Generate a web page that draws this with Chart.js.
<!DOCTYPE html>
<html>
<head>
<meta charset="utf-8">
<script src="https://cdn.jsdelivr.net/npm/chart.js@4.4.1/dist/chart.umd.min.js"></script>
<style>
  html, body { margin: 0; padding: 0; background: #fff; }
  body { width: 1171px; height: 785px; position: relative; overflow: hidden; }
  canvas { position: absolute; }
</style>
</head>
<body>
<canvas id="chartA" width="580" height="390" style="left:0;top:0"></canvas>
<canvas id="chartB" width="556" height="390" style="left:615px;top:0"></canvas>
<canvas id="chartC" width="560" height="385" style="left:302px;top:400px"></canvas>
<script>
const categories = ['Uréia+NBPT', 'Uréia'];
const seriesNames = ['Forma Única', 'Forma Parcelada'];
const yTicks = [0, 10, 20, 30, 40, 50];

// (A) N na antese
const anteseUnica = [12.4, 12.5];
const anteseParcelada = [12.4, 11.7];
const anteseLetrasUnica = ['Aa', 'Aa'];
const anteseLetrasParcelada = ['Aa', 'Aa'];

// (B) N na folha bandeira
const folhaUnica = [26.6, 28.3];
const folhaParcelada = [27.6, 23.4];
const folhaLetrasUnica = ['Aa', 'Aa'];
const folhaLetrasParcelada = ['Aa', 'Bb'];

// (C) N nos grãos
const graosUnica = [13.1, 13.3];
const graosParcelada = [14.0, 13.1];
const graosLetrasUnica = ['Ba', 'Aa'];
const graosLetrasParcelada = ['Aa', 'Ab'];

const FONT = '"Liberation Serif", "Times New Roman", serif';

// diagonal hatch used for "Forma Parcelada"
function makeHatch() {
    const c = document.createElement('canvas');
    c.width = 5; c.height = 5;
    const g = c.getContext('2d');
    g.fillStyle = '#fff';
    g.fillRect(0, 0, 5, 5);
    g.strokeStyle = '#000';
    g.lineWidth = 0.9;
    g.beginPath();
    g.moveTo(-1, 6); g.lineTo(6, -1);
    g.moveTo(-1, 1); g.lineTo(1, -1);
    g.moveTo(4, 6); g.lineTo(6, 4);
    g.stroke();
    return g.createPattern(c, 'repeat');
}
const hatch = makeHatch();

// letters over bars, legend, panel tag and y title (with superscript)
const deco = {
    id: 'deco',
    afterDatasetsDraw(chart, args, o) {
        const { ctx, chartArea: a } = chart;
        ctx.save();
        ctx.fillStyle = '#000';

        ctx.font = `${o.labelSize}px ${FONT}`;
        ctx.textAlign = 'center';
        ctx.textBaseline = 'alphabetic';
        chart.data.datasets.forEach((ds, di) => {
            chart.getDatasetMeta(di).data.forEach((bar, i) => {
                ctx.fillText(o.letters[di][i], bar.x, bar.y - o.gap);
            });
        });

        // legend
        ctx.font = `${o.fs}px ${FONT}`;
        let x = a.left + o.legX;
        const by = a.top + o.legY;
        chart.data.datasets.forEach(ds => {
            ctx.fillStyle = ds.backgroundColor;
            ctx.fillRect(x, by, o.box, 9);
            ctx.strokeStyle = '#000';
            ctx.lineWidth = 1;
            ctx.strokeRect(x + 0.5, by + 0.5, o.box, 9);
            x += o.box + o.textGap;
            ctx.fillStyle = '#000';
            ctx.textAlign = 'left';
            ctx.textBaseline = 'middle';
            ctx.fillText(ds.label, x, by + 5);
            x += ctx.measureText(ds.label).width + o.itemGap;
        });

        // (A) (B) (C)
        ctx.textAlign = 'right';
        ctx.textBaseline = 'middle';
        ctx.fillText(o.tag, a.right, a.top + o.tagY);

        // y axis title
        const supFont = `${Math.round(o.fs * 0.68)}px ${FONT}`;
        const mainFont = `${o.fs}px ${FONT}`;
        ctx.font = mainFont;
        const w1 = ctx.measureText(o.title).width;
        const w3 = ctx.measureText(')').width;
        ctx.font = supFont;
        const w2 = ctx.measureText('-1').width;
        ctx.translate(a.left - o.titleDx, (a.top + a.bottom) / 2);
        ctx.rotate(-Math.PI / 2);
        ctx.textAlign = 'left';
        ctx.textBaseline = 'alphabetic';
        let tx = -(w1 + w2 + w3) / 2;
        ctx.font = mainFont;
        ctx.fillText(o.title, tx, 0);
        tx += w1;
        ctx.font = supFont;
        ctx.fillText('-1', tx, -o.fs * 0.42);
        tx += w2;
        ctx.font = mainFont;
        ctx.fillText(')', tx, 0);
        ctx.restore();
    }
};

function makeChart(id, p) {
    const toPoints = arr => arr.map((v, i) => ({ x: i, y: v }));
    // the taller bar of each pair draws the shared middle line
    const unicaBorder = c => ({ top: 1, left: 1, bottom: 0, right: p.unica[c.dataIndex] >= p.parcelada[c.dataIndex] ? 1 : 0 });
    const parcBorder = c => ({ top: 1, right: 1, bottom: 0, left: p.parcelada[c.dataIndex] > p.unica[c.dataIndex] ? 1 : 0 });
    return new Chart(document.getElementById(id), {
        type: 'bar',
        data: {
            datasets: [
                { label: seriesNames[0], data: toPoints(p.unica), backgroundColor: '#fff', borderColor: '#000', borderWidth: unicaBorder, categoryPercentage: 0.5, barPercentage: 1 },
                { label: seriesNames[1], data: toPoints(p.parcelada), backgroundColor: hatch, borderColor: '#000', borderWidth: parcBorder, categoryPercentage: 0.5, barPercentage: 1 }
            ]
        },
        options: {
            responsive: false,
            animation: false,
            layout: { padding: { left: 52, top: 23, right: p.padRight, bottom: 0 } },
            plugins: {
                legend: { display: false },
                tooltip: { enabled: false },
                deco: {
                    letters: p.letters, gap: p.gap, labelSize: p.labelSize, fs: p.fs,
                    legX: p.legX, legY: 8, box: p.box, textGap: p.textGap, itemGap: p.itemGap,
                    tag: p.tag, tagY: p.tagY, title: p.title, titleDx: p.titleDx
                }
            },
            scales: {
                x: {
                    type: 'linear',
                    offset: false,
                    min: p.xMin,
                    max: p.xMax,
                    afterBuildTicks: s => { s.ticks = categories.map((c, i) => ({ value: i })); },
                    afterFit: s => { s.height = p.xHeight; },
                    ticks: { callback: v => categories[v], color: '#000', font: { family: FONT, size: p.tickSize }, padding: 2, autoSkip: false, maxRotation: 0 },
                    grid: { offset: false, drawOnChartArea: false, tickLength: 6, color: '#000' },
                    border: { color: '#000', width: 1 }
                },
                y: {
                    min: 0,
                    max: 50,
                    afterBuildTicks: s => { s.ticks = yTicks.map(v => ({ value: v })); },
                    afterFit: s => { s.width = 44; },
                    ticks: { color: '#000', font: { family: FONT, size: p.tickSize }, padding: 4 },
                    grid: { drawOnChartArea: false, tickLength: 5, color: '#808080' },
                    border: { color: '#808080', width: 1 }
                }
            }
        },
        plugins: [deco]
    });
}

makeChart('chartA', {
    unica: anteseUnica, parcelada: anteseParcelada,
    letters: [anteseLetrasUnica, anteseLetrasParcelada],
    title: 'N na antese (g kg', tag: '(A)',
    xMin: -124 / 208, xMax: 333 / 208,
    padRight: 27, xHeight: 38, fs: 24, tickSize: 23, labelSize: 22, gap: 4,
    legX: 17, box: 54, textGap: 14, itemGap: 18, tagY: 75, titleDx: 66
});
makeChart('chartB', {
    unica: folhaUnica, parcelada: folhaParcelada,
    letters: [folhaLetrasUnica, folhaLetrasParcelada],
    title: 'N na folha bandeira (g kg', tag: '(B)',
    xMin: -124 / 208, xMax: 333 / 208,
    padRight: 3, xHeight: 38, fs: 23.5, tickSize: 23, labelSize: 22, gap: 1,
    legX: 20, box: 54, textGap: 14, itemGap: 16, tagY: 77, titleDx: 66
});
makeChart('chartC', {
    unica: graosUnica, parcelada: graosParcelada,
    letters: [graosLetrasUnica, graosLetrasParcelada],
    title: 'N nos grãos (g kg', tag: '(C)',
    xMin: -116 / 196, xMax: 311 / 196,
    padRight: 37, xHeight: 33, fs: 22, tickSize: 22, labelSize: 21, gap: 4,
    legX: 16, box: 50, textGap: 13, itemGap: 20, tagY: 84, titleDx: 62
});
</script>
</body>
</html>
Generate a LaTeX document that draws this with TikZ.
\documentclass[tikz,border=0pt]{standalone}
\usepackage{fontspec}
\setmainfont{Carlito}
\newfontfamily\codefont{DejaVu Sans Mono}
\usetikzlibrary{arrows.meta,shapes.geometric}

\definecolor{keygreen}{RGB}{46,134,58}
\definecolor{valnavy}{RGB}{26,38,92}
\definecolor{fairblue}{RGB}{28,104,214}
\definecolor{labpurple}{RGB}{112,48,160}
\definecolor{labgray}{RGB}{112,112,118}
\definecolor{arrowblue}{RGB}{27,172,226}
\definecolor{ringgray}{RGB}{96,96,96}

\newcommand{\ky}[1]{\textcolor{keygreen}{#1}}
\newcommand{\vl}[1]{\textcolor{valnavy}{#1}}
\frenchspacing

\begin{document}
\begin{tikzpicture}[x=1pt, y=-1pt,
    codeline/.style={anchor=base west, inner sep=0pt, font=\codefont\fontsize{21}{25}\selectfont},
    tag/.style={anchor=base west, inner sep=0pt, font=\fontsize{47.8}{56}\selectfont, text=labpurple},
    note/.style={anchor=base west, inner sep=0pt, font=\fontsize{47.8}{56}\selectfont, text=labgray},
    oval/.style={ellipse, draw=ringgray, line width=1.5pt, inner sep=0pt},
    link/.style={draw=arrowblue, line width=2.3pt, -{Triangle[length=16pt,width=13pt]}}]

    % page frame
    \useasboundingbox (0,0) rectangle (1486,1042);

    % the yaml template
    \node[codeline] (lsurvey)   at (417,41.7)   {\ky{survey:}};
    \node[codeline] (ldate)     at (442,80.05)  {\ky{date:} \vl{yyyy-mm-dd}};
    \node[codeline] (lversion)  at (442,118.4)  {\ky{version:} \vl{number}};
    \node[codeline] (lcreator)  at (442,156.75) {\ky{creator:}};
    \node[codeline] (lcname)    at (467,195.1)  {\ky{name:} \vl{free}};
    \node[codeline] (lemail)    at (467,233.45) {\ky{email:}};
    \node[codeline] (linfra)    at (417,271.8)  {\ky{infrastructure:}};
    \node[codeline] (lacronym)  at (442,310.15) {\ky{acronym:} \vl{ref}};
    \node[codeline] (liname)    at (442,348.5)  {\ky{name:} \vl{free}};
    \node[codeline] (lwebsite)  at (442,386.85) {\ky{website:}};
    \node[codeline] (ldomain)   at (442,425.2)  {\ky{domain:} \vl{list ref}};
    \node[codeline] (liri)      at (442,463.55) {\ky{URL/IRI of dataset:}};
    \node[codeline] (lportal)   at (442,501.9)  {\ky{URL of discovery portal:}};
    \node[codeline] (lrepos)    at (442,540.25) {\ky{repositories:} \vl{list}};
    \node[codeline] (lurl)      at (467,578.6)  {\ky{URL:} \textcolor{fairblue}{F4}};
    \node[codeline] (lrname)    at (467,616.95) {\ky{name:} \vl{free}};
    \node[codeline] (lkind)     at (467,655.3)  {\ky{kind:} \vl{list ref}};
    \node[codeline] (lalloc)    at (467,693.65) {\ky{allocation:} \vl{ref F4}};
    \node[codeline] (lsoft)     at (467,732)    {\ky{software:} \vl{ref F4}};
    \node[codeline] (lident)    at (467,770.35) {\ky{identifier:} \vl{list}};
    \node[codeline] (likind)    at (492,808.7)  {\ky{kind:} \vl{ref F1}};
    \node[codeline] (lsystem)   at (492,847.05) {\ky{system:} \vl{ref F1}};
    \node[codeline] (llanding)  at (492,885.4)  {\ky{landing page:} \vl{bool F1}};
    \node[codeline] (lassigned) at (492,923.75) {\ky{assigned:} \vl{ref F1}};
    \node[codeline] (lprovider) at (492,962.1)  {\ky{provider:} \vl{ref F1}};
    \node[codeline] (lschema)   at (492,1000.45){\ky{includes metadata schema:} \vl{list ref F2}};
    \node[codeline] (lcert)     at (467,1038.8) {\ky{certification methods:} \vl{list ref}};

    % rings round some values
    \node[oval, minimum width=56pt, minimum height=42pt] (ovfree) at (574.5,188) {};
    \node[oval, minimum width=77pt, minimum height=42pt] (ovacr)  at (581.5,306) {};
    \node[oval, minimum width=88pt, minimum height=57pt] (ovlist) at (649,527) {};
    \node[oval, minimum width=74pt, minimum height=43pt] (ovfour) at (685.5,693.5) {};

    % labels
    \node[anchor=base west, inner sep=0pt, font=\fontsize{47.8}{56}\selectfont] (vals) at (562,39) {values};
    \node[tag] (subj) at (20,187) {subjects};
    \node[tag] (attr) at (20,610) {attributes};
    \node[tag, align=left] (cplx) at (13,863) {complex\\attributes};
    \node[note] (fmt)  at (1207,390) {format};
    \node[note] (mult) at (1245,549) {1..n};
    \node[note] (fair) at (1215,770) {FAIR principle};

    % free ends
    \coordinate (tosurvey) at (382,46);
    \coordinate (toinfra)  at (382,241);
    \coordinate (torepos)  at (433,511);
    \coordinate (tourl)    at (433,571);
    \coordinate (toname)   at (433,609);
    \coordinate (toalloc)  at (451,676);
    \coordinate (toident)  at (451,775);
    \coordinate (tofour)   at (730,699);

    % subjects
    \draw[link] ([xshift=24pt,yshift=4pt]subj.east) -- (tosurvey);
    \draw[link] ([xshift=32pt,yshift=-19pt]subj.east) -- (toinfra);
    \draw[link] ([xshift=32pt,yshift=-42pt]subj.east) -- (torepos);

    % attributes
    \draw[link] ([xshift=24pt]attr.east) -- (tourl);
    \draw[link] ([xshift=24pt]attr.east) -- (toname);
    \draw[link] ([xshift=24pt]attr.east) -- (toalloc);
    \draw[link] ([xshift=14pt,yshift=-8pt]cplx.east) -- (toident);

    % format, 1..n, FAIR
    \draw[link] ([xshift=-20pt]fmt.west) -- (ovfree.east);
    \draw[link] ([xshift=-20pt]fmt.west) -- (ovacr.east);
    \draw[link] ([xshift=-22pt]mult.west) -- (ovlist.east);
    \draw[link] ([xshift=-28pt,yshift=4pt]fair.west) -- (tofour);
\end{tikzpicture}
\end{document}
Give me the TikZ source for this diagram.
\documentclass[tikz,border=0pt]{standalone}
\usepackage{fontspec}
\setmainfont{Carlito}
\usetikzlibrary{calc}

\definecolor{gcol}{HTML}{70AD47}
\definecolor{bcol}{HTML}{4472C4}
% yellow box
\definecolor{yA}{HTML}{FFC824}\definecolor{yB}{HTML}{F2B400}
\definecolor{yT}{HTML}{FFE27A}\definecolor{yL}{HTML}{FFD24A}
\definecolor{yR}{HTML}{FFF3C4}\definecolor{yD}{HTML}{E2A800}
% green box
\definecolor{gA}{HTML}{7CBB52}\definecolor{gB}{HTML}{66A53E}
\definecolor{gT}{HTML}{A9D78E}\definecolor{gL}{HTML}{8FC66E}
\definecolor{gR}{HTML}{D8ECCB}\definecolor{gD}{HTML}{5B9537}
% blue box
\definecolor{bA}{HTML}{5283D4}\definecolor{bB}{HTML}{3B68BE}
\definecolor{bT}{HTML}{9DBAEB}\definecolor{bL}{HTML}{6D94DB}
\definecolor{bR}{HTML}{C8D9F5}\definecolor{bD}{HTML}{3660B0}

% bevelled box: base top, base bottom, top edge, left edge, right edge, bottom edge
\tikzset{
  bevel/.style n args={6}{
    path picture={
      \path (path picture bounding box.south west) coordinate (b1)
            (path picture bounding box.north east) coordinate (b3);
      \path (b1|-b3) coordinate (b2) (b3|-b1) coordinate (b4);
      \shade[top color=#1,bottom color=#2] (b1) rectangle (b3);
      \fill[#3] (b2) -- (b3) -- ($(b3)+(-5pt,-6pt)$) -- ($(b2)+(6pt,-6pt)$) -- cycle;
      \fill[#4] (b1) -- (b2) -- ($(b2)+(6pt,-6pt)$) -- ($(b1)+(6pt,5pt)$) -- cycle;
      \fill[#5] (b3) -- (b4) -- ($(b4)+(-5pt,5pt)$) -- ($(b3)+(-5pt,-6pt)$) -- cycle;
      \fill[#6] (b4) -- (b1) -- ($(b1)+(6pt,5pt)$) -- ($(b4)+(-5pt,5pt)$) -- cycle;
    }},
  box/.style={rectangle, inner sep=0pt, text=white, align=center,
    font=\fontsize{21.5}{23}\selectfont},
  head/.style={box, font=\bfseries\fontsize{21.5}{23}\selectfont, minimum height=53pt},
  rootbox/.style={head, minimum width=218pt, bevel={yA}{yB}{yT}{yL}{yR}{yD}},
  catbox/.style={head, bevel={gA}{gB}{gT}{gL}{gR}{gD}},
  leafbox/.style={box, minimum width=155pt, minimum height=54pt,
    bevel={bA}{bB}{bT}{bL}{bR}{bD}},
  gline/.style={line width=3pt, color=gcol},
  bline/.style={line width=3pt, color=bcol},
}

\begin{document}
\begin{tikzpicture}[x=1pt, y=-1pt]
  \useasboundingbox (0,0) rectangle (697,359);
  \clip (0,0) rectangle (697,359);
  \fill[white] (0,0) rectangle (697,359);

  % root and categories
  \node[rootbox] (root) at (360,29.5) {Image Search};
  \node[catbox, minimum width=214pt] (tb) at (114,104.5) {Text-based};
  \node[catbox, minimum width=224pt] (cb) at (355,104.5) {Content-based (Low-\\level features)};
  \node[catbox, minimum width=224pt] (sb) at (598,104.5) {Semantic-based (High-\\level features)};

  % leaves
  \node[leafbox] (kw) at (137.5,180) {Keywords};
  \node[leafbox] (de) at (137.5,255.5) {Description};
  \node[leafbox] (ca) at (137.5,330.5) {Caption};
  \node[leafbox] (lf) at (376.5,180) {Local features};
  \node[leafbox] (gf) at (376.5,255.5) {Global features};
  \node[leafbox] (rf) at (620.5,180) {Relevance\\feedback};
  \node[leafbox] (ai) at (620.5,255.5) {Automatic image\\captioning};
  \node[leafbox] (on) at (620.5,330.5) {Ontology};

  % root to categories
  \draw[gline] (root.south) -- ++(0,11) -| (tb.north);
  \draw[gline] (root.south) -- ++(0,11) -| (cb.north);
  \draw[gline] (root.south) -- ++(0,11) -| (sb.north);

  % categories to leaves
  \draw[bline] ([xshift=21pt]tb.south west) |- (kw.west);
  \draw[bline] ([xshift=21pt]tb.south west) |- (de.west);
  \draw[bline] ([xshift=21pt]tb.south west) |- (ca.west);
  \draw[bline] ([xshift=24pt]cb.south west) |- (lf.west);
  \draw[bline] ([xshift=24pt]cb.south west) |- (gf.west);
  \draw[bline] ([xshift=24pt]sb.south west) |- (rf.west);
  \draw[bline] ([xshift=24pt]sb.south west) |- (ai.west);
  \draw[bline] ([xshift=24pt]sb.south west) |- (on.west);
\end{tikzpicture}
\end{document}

------------------------

Repeat exactly, please, each line from the beginning of the data through the line with "const folhaLetrasParcelada = ['Aa', 'Bb'];" in it, and only those lines.

Answer to the task =
Generate a web page that draws this with Chart.js.
<!DOCTYPE html>
<html>
<head>
<meta charset="utf-8">
<script src="https://cdn.jsdelivr.net/npm/chart.js@4.4.1/dist/chart.umd.min.js"></script>
<style>
  html, body { margin: 0; padding: 0; background: #fff; }
  body { width: 1171px; height: 785px; position: relative; overflow: hidden; }
  canvas { position: absolute; }
</style>
</head>
<body>
<canvas id="chartA" width="580" height="390" style="left:0;top:0"></canvas>
<canvas id="chartB" width="556" height="390" style="left:615px;top:0"></canvas>
<canvas id="chartC" width="560" height="385" style="left:302px;top:400px"></canvas>
<script>
const categories = ['Uréia+NBPT', 'Uréia'];
const seriesNames = ['Forma Única', 'Forma Parcelada'];
const yTicks = [0, 10, 20, 30, 40, 50];

// (A) N na antese
const anteseUnica = [12.4, 12.5];
const anteseParcelada = [12.4, 11.7];
const anteseLetrasUnica = ['Aa', 'Aa'];
const anteseLetrasParcelada = ['Aa', 'Aa'];

// (B) N na folha bandeira
const folhaUnica = [26.6, 28.3];
const folhaParcelada = [27.6, 23.4];
const folhaLetrasUnica = ['Aa', 'Aa'];
const folhaLetrasParcelada = ['Aa', 'Bb'];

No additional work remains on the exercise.